To do this, we'll study the same airline Big Data dataset used by HortonWorks, one of the best-known Big Data firms, in an excellent series of tutorial blog posts published about seven months ago.  We'll answer the same kinds of questions, and build a similar predictive model to the one built by HortonWorks data scientists.  But we'll do all of this "point and click", without any programming, in desktop Excel with XLMiner Platform, our powerful Excel add-in -- and one other tool, Microsoft's free Power Map add-in, to produce the image below.

Flight delay times by airport, visualized with Power Map for Excel

20+ Years of Airline Data

The public dataset used in this example consists of flight arrival and departure information for all commercial flights within the USA dating from October 1987 to April 2008, obtained from the Research and Innovative Technology Administration (RITA) which coordinates the U.S. Department of Transportation research programs.  For supplemental data including the location of each airport, plane type, and meteorological data pertaining to each flight, click here.  The data was obtained from 29 commercial airlines and 3,376 airports, and consists of nearly 120 million records (12 GB storage uncompressed), including 3.2 million cancelled flights and 25 million flights at least 15 minutes late.  The US airline industry generates about $157 billion in annual revenue, so it’s no wonder that both travelers and airlines incur great costs when nearly 20% of  flights are delayed or cancelled.

Goals of This Tutorial

We won’t aim to replicate each step of the case study presented by Hortonworks, nor will we aim to show all the advanced machine learning methods available in XLMiner. Instead, we'll show how quickly a business analyst with Excel and XLMiner can get essentially the same results as a team of data scientists and programmers equipped with the full set of Big Data tools, programming languages and statistical packages (Hadoop, Pig, Python, Pandas, NumPy, MatPlotLib and SciKit-Learn) -- in a matter of minutes, not hours or days.  We'll walk through these steps:

  1. Drawing a representative data sample from an Apache Spark Big Data cluster into Excel
  2. Summarizing and visualizing the airline data for immediate insights about flight delays
  3. Preprocessing raw data to exclude cancelled and diverted flights
  4. Building a Logistic Regression model for predicting flight delays
  5. Using Feature Selection to identify the important flight attributes for predicting delays
  6. Exploring the effects of eliminating redundant features from the model

Parts of this example are covered in our XLMiner Online Help. You can follow the case study on your own PC if you have Analytic Solver Platform or XLMiner V2015-R2 or later -- if you're registered and logged in on Solver.com, you can download a free trial here.
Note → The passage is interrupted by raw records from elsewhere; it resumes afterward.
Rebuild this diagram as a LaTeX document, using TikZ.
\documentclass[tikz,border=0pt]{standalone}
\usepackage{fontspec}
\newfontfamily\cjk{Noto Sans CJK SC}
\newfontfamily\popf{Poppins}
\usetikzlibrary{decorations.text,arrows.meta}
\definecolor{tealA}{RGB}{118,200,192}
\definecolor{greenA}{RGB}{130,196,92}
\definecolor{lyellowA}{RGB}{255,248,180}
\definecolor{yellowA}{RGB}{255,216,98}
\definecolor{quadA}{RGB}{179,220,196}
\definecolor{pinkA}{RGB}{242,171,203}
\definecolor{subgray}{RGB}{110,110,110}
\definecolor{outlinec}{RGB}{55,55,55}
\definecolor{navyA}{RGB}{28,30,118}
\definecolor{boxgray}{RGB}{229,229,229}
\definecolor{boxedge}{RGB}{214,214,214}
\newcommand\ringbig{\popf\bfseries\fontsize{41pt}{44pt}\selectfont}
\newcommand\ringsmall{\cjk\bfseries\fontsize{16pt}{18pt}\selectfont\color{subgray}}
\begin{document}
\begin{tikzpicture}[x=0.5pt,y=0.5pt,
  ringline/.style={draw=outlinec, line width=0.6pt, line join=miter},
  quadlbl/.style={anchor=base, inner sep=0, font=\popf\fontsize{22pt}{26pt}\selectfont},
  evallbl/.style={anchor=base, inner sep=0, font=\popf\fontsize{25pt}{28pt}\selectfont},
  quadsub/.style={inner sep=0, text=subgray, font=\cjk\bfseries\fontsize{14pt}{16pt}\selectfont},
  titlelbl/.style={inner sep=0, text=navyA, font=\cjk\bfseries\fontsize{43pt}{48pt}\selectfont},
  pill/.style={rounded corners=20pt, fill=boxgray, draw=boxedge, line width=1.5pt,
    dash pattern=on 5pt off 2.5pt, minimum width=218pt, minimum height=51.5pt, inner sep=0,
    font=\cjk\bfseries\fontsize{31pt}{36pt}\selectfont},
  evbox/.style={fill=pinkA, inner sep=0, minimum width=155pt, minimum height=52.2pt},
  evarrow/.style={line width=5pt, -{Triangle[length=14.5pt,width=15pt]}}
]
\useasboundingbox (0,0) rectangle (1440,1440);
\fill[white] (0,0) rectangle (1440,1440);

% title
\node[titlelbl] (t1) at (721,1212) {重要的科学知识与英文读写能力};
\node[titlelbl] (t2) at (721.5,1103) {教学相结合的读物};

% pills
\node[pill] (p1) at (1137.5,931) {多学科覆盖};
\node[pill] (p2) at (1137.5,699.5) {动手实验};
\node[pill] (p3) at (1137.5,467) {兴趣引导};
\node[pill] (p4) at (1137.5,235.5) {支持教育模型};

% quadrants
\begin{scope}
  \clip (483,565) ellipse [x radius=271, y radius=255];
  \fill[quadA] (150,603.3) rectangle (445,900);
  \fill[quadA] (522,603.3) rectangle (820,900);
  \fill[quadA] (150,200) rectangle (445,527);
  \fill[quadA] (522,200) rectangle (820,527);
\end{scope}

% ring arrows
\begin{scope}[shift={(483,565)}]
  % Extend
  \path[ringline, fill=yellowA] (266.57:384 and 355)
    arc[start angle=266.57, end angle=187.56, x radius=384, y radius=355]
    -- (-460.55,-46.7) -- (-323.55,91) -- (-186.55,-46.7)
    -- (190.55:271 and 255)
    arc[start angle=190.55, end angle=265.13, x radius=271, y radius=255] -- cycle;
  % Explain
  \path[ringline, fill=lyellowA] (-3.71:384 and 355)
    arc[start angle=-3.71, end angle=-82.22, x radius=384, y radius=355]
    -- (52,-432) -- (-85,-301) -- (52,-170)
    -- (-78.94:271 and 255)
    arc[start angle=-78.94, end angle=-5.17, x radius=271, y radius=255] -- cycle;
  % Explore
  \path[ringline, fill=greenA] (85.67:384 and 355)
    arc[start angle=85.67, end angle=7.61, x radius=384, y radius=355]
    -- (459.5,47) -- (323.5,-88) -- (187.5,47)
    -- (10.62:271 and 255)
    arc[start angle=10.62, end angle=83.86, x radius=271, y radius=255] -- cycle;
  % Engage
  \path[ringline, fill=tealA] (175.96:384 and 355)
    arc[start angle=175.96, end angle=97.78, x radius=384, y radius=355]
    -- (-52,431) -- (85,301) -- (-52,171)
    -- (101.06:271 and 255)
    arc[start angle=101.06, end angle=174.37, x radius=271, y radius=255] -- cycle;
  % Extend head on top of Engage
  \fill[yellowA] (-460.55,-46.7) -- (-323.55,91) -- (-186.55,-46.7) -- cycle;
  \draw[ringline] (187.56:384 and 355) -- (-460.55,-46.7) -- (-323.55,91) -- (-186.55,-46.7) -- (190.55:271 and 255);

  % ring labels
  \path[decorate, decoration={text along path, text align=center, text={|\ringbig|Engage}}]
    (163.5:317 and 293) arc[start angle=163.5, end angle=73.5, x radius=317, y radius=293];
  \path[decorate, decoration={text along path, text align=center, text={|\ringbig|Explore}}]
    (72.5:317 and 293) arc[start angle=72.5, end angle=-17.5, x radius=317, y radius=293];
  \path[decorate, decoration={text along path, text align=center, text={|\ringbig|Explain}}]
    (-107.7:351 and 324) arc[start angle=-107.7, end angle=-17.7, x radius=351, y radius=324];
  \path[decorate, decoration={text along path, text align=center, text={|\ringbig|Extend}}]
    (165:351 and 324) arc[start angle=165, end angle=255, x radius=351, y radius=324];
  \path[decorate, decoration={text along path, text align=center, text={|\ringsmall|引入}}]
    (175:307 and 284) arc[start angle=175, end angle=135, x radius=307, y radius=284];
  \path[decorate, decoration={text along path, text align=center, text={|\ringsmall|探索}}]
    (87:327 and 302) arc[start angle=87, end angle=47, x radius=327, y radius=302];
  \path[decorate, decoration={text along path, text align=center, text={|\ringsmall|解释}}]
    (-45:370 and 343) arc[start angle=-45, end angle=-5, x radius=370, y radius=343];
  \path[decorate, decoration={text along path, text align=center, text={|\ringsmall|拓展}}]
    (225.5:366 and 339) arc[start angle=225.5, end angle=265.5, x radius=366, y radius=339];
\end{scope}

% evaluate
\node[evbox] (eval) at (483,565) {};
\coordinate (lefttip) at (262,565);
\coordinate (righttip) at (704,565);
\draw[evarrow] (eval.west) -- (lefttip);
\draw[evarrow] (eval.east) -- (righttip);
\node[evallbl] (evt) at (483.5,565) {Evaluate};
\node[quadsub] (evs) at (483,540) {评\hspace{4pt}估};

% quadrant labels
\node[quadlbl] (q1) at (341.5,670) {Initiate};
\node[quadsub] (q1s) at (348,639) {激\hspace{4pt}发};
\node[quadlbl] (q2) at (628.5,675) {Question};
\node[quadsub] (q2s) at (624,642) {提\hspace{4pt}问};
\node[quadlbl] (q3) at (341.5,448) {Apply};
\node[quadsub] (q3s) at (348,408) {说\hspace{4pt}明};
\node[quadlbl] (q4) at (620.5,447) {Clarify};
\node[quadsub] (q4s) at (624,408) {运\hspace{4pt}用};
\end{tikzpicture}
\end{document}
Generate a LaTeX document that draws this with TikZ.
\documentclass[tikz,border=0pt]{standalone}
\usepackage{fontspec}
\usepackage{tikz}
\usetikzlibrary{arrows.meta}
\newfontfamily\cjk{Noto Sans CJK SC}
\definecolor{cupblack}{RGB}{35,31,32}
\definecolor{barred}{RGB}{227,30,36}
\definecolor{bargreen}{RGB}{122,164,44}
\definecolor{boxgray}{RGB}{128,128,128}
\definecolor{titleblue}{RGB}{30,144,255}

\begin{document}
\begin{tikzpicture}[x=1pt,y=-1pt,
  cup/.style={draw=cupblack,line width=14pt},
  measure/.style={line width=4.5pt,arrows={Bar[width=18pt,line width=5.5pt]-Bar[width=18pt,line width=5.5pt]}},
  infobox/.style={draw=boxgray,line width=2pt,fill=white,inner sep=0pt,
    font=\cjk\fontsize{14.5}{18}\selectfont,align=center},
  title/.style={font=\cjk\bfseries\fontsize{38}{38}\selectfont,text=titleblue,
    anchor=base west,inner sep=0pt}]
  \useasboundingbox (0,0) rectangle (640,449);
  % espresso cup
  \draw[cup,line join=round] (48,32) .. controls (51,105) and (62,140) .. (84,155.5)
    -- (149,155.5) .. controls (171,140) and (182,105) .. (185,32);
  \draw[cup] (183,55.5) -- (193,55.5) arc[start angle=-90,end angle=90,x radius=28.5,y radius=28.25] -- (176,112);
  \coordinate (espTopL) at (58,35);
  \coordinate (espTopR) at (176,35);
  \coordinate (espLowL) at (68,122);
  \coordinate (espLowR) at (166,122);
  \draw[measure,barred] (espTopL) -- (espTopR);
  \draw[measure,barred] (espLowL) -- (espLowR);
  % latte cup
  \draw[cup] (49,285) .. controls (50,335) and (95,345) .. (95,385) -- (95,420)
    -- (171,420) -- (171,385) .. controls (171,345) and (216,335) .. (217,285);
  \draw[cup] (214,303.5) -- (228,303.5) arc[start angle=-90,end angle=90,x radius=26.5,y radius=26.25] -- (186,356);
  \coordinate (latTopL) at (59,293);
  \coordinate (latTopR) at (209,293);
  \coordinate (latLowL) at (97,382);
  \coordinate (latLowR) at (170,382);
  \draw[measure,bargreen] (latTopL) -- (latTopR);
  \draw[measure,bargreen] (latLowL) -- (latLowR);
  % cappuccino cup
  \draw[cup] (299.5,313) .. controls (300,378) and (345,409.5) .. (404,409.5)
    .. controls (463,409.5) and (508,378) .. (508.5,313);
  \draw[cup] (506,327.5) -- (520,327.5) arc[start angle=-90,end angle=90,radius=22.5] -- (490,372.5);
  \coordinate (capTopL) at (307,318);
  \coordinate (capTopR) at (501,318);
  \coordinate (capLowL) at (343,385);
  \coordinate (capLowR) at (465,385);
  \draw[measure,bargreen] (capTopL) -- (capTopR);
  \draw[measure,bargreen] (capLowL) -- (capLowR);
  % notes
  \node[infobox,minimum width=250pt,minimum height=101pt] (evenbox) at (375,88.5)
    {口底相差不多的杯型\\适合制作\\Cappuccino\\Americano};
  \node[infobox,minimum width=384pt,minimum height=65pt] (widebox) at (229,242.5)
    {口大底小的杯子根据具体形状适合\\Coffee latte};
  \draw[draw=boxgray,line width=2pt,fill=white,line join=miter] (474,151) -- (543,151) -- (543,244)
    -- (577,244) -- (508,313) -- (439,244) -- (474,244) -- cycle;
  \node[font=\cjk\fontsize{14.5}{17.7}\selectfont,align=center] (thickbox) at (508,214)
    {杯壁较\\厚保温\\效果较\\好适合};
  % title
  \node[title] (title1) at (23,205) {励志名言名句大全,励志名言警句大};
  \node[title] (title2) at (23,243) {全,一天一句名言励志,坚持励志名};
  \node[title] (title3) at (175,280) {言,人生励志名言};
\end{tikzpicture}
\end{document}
Faculty members teaching MBA students with our software are invited to contact us about access to Frontline's Apache Spark Big Data cluster on Amazon Web Services, where this and other example datasets are pre-loaded.

One take-away from this blog post is that a statistically representative sample can be "just as good" as the full dataset for many kinds of analysis.  This is hardly a new idea -- statisticians and practitioners have applied sampling methods to great effect for many years -- but it seems to have been lost in the hype over Big Data.